Source: Dr. Bill Musgrave, American Gold Exchange
Austin— Gold closed 0.6% lower in choppy trade but finished the week with a 4.2% gain, its biggest in three months. Prices initially rose by more than $10 to an intraday high above $1,483 after first-quarter U.S.GDP came in softer than expected, underscoring the likelihood of extended monetary easing when the Fed meets next week. But momentum quickly reversed after consumer sentiment was reported at a three-month low, further dimming growth prospects and prompting a minor sell-off in oil and industrial commodities. Traders took profits from the week's strong rally, pushing gold as low as $1,447 before it bounced back to close above $1,453. Additional demand kicked in after closing as gold added another 0.6% on bargain-hunting in electronic trade to recoup the earlier session's losses. Silver fell 1.6% for a weekly gain of 3.5%. Platinum gained 0.9%, up 3.7% for the week, and palladium added 0.1% for a weekly gain of 0.7%
At the Comex close: June gold fell $8.40 to $1,453.60; May silver dropped 38 cents to $23.76; July platinum rose by $12.40 to $1,476.50; and June palladium picked up 55 cents to $681.95 an ounce.
Bloomberg reports that gold traders are the most bullish in a month as surging demand for physical gold and new buying by central banks have offset nearly half of gold's 13% sell-off from last week. Sales of gold bullion coins by the U.S. Mint are on pace for their biggest month since December 2009; and sales have tripled over last month for Britain's Royal Mint.

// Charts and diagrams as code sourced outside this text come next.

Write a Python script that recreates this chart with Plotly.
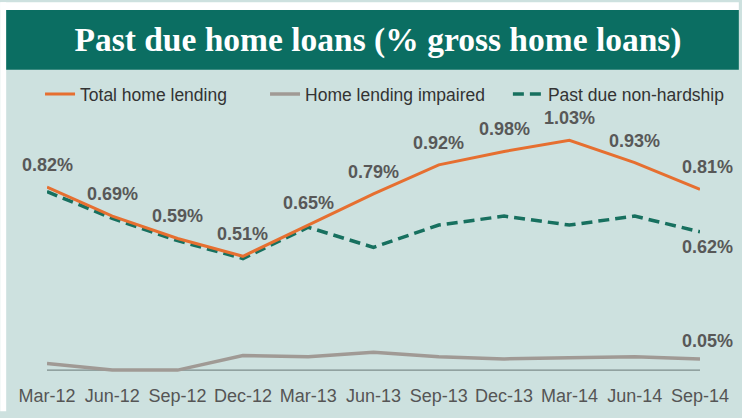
import plotly.graph_objects as go

categories = ["Mar-12", "Jun-12", "Sep-12", "Dec-12", "Mar-13", "Jun-13",
              "Sep-13", "Dec-13", "Mar-14", "Jun-14", "Sep-14"]
total_home_lending = [0.82, 0.69, 0.59, 0.51, 0.65, 0.79, 0.92, 0.98, 1.03, 0.93, 0.81]
home_lending_impaired = [0.03, 0.00, 0.00, 0.065, 0.06, 0.08, 0.06, 0.05, 0.055, 0.06, 0.05]
past_due_non_hardship = [0.80, 0.68, 0.58, 0.50, 0.64, 0.55, 0.65, 0.69, 0.65, 0.69, 0.62]

TITLE = "Past due home loans (% gross home loans)"

ORANGE = "#e66f30"
GRAY = "#a09a95"
TEAL = "#17705f"
BANNER = "#0b6e62"
BG = "#cde1df"

W, H = 742, 418
ML, MR, MT, MB = 47, 39, 100, 38
PW, PH = W - ML - MR, H - MT - MB


def px_x(p):
    return (p - ML) / PW


def px_y(p):
    return (H - MB - p) / PH


fig = go.Figure()
fig.add_trace(go.Scatter(
    x=categories, y=past_due_non_hardship, name="Past due non-hardship",
    mode="lines", line=dict(color=TEAL, width=3.5, dash="11px,6px"),
    legend="legend2", cliponaxis=False))
fig.add_trace(go.Scatter(
    x=categories, y=home_lending_impaired, name="Home lending impaired",
    mode="lines", line=dict(color=GRAY, width=3.5),
    legendrank=2, cliponaxis=False))
fig.add_trace(go.Scatter(
    x=categories, y=total_home_lending, name="Total home lending",
    mode="lines", line=dict(color=ORANGE, width=3),
    legendrank=1, cliponaxis=False))

label_font = dict(family="Liberation Sans, Arial", size=18, color="#585858")
annotations = []
last = len(categories) - 1
for i, (c, v) in enumerate(zip(categories, total_home_lending)):
    annotations.append(dict(x=c, y=v, text=f"<b>{v:.2f}%</b>", showarrow=False,
                            yshift=22, xshift=7 if i == last else 0,
                            font=label_font))
annotations.append(dict(x=categories[last], y=past_due_non_hardship[last],
                        text=f"<b>{past_due_non_hardship[last]:.2f}%</b>",
                        showarrow=False, yshift=-15, xshift=7, font=label_font))
annotations.append(dict(x=categories[last], y=home_lending_impaired[last],
                        text=f"<b>{home_lending_impaired[last]:.2f}%</b>",
                        showarrow=False, yshift=18, xshift=7, font=label_font))

shapes = [
    # white strips at top and left
    dict(type="rect", xref="paper", yref="paper", x0=px_x(0), x1=px_x(W),
         y0=px_y(8), y1=px_y(0), fillcolor="white", line_width=0, layer="below"),
    dict(type="rect", xref="paper", yref="paper", x0=px_x(0), x1=px_x(6),
         y0=px_y(H), y1=px_y(0), fillcolor="white", line_width=0, layer="below"),
    # title banner
    dict(type="rect", xref="paper", yref="paper", x0=px_x(6), x1=px_x(W),
         y0=px_y(69), y1=px_y(8), fillcolor=BANNER, line_width=0, layer="below"),
    # baseline
    dict(type="line", xref="x", yref="y", x0=categories[0], x1=categories[last],
         y0=0, y1=0, line=dict(color="#7d8c8b", width=1.2), layer="below"),
]

legend_font = dict(family="Liberation Sans, Arial", size=17.5, color="#333333")

fig.update_layout(
    width=W, height=H,
    margin=dict(l=ML, r=MR, t=MT, b=MB),
    paper_bgcolor=BG, plot_bgcolor=BG,
    title=dict(text=TITLE, x=378 / W, xanchor="center", y=1 - 39 / H,
               yanchor="middle",
               font=dict(family="Liberation Serif, Times New Roman, serif",
                         size=33.5, color="white", weight="bold")),
    showlegend=True,
    legend=dict(orientation="h", x=px_x(40), xanchor="left", y=px_y(94),
                yanchor="middle", bgcolor="rgba(0,0,0,0)",
                font=legend_font, entrywidth=180, traceorder="normal"),
    legend2=dict(orientation="h", x=px_x(510), xanchor="left", y=px_y(94),
                 yanchor="middle", bgcolor="rgba(0,0,0,0)",
                 font=legend_font),
    xaxis=dict(type="category", range=[0, 10], showgrid=False, zeroline=False,
               showline=False, ticks="", ticklabelstandoff=9,
               tickfont=dict(family="Liberation Sans, Arial", size=18, color="#555555")),
    yaxis=dict(range=[-4 / 228, (376 - MT) / 228], showgrid=False,
               zeroline=False, showline=False, showticklabels=False, ticks=""),
    annotations=annotations,
    shapes=shapes,
)

fig.write_html("out.html", config={"displayModeBar": False},
               post_script="document.body.style.margin='0';")
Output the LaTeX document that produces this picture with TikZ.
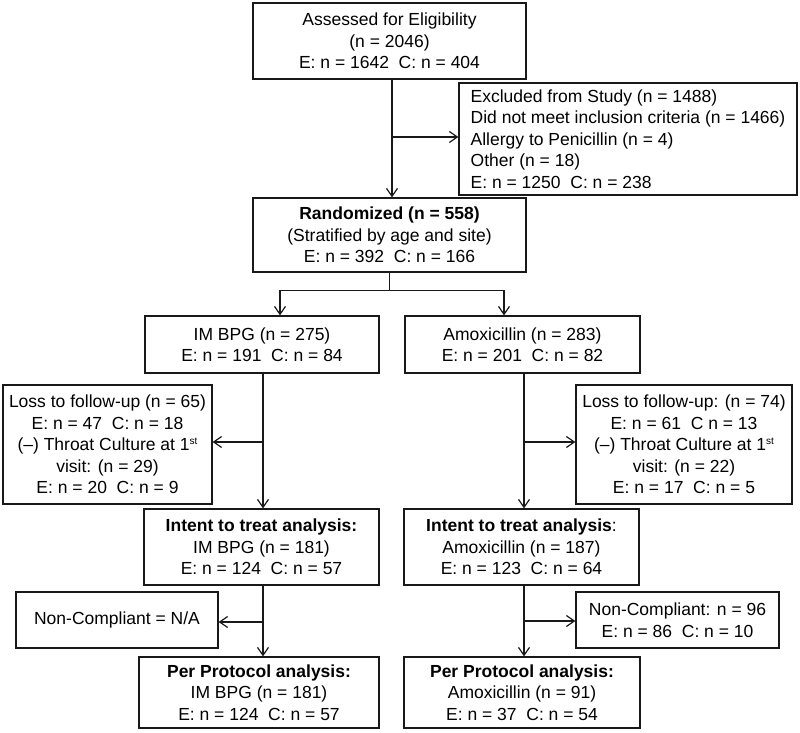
\documentclass[tikz,border=0pt]{standalone}
\usepackage{fontspec}
\setmainfont{Liberation Sans}
\usetikzlibrary{arrows.meta}
\tikzset{
  box/.style={draw=black!90, line width=1.2pt, align=center, inner sep=0pt,
    font=\fontsize{17.5}{21.5}\selectfont},
  conn/.style={draw=black!90, line width=1.2pt},
  arr/.style={conn, -{Straight Barb[length=8pt,width=11pt,line width=1.2pt]}}
}
\begin{document}
\begin{tikzpicture}[x=1pt,y=-1pt]
\useasboundingbox (0,0) rectangle (800,733);
\node[box, minimum width=273pt, minimum height=76pt] (A) at (389.5,41)
  {Assessed for Eligibility\\(n = 2046)\\E: n = 1642\ \ C: n = 404};
\node[box, align=left, minimum width=338pt, minimum height=112pt] (Excl) at (628,139)
  {Excluded from Study (n = 1488)\\Did not meet inclusion criteria (n = 1466)\\Allergy to Penicillin (n = 4)\\Other (n = 18)\\E: n = 1250\ \ C: n = 238};
\node[box, minimum width=273pt, minimum height=74pt] (Rand) at (389.5,235)
  {\textbf{Randomized (n = 558)}\\(Stratified by age and site)\\E: n = 392\ \ C: n = 166};
\node[box, minimum width=234pt, minimum height=57pt] (IM) at (262,344.5)
  {IM BPG (n = 275)\\E: n = 191\ \ C: n = 84};
\node[box, minimum width=235pt, minimum height=57pt] (Amox) at (522.5,344.5)
  {Amoxicillin (n = 283)\\E: n = 201\ \ C: n = 82};
\node[box, minimum width=209pt, minimum height=119pt] (LossL) at (107.5,444.5)
  {Loss to follow-up (n = 65)\\E: n = 47\ \ C: n = 18\\(–) Throat Culture at 1{\fontsize{10}{10}\selectfont\raisebox{6pt}{st}}\\visit: (n = 29)\\E: n = 20\ \ C: n = 9};
\node[box, minimum width=216pt, minimum height=119pt] (LossR) at (684,444.5)
  {Loss to follow-up: (n = 74)\\E: n = 61\ \ C n = 13\\(–) Throat Culture at 1{\fontsize{10}{10}\selectfont\raisebox{6pt}{st}}\\visit: (n = 22)\\E: n = 17\ \ C: n = 5};
\node[box, minimum width=235pt, minimum height=76pt] (ITTL) at (261.5,547)
  {\textbf{Intent to treat analysis:}\\IM BPG (n = 181)\\E: n = 124\ \ C: n = 57};
\node[box, minimum width=235pt, minimum height=76pt] (ITTR) at (521.5,547)
  {\textbf{Intent to treat analysis}:\\Amoxicillin (n = 187)\\E: n = 123\ \ C: n = 64};
\node[box, minimum width=202pt, minimum height=56pt] (NCL) at (117,620)
  {Non-Compliant = N/A};
\node[box, minimum width=203pt, minimum height=56pt] (NCR) at (677.5,620)
  {Non-Compliant: n = 96\\E: n = 86\ \ C: n = 10};
\node[box, minimum width=240pt, minimum height=71pt] (PPL) at (259,692.5)
  {\textbf{Per Protocol analysis:}\\IM BPG (n = 181)\\E: n = 124\ \ C: n = 57};
\node[box, minimum width=236pt, minimum height=71pt] (PPR) at (522,692.5)
  {\textbf{Per Protocol analysis:}\\Amoxicillin (n = 91)\\E: n = 37\ \ C: n = 54};

% top
\coordinate (a0) at ([xshift=2.5pt]A.south);
\draw[arr] (a0) -- (a0 |- Rand.north);
\coordinate (ex) at ([yshift=2pt]Excl.west);
\draw[arr] (a0 |- ex) -- (ex);
% randomization split
\coordinate (rb) at ([yshift=-18pt]Rand.south);
\draw[conn] (Rand.south) -- (rb);
\draw[arr] (rb) -| ([xshift=18pt]IM.north);
\draw[arr] (rb) -| ([xshift=-18.5pt]Amox.north);
% left arm
\coordinate (l0) at ([xshift=1pt]IM.south);
\draw[arr] (l0) -- (l0 |- ITTL.north);
\coordinate (ll) at ([yshift=2.5pt]LossL.east);
\draw[arr] (l0 |- ll) -- (ll);
\coordinate (l1) at (l0 |- ITTL.south);
\draw[arr] (l1) -- (l1 |- PPL.north);
\coordinate (nl) at ([yshift=-2pt]NCL.east);
\draw[arr] (l1 |- nl) -- (nl);
% right arm
\coordinate (r0) at ([xshift=1.5pt]Amox.south);
\draw[arr] (r0) -- (r0 |- ITTR.north);
\coordinate (lr) at ([yshift=2.5pt]LossR.west);
\draw[arr] (r0 |- lr) -- (lr);
\coordinate (r1) at (r0 |- ITTR.south);
\draw[arr] (r1) -- (r1 |- PPR.north);
\coordinate (nr) at ([yshift=-1pt]NCR.west);
\draw[arr] (r1 |- nr) -- (nr);
\end{tikzpicture}
\end{document}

IMF data show central bank gold reserves climbed to an eight-year high after Russia, Turkey, Kazakhstan, Azerbaijan, Belarus, Greece, Kyrgyz Republic, and Mongolia all increased their holdings.
Even hedge funds, which were largely responsible for last week's sell-off in paper gold, have stepped back in, raising their bullish bets to the most in more than a month, according to data from the CFTC. Major gold producer Agnico-Eagle of Canada said today that gold prices have probably bottomed and should rise as high as $1,800 in the next twelve months behind central bank buying and demand from long-term investors because of monetary easing and economic uncertainty.